Thursday, January 12, 2006

Dear Noah:

Well so far we have not heard back about that house. SO perhaps that one is not meant to be. I would like to get a slightly larger house than smaller one..and one with some land would be nice.

Your daddy did it again. He was with you alone only minutes....and yet managed to tell you when he saw me on the phone...that I was "talking to the devil". We had met at your occupational therapy visit............which I felt would be fine. Next thing it is over and we needed to run to Super Target which is not even half a mile away. Your daddy came up to me and told me YOU were riding with him in his car. I did not want to let you go alone with him...for fear he would say something to you again..to upset you or make you feel bad or worry. Then I kinda thought what could he possibly say in a 5 minute drive?

So I decided to make a quick call to a friend in Ohio on the way over. Returning a call. Once we pulled up to Target I was not quite done with the call..so rather than have you and daddy wait outside for me to finish since it was soo windy...you went inside without me.

(jump forward to later that night when I picked up the phone to make another call)....You came running out of your room.....saw me...started to cry and said "MOMMY...DON'T GET ON THE PHONE...DON'T CALL THE DEVIL!!"

I was stunned....thinking..NOT again....as your daddy has mentioned to you before that MOMMY had the DEVIL in her heart and various other absurdities.

SO I proceeded to ask you what? You said again "don't call the devil!" I asked you if you knew who the devil was and you said "he is the bad angel". I asked you who told you I was calling the devil? You said "daddy". SO...you then proceeded to tell me that ON the way INTO Target while daddy and you were waiting for me to finish my phone call...that he told you this "mommy is not happy right now...she is talking to her boyfriend....talking to the devil...this is all the devil's doing"...on and on.....praying outloud around you apparently to BIND SATAN from our family....etc....

No wonder you were terrified. I told you that you don't just pick up a phone and call the devil. That daddy was sick and did not always THINK about what he was saying before saying things and that what he said was WRONG!

I have since talked to Daddy. After some prodding he DID admit to saying all these things to you yet AGAIN.....and even more...questioning you..."who is mommy talking to??" so much crap.....and I would like to know WHEN I became the one supposedly doing anything wrong to begin with? It has never been about me doing things I was not supposed to be doing.

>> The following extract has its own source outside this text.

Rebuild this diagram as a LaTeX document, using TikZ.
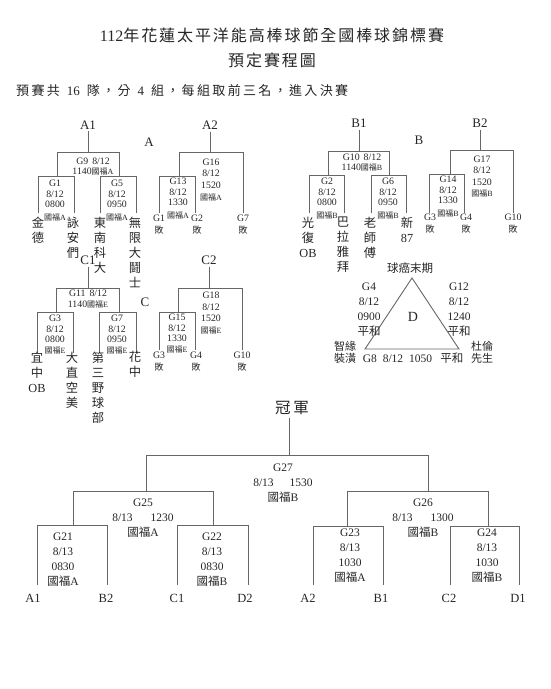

Reminds me of the night he lost it when I was talking to my friend Cheryl in OHio and he once again thought I was talking to a MAN.....and he lost it. Started pressing his ears up against the doors while I was locked in the bathroom for privacy so I could talk. I caught him at least 5 times in a row doing this...hiding like a caged in rat caught in a trap.....trying not to be seen but so afraid he was going to miss something. Desperation...not thinking clearly or rationally at all...accusing me of so much crap.....not sure why....basically acting temporarily insane.

ALL in front of you...all so your ears could hear.

I told daddy today that he cannot keep using you like this....cannot keep telling you things over and over and over.....things not true.....things he only suspects....his worries....prayers out loud about Satan...etc. He did admit to all these things and more.....it is no wonder I do not want him around you by himself right now. You are just now 7 years old...way too little for this kind of crap.

So.......I contacted the pastors and his therapists and everyone else I could think of. Hopefully he will continue to take his meds and get the help he so obviously needs.

Meanwhile we have more packing to do....and need to move even more quickly than before if possible. My family does not know the entire full story about all the crap we have been dealing with for so very long now. I chose not to tell them so they would not worry. BUT the time has come to start sharing some of this...so they won't think mommy only made the decisions she has because of someone in my life now or because I am imaging things or because I am just "in a mood" and will end up changing my mind "yet again" and stay here with daddy..etc. This has been so long in coming.....should have made this change so many YEARS ago. ANYONE I have in my life supporting me through all this now my family should be thankful for...not blaming them for any problems happening in our home as that is just not the case at all. In fact the few friends I do have...truly care about you and me Noah....and they are doing their best to keep us safe and protect us. Even from a distance.

I love you so....and don't worry Noah...Mommy is NOT talking to the devil on the phone!


XOXOXOXOXOXO

3 comments:

Lynanne said...

What a horrible thing for your husband to say to Noah! How very sad that he uses Noah as a pawn. That is hurtful for any child, especially one with an autism spectrum disorder.

All the best for finding a new house!

Melinda said...

yes..it has been very very difficult. That is why it is time for us to move on and be away from him.....should have made this change a long time ago....but at least I am doing the right thing now...even though it can be difficult

Melissa said...

Hopefully the medicine will help him to realize what he's been saying and doing are only hurting his son. It's a shame that Noah has to go through all this crap with his Dad. I love you both!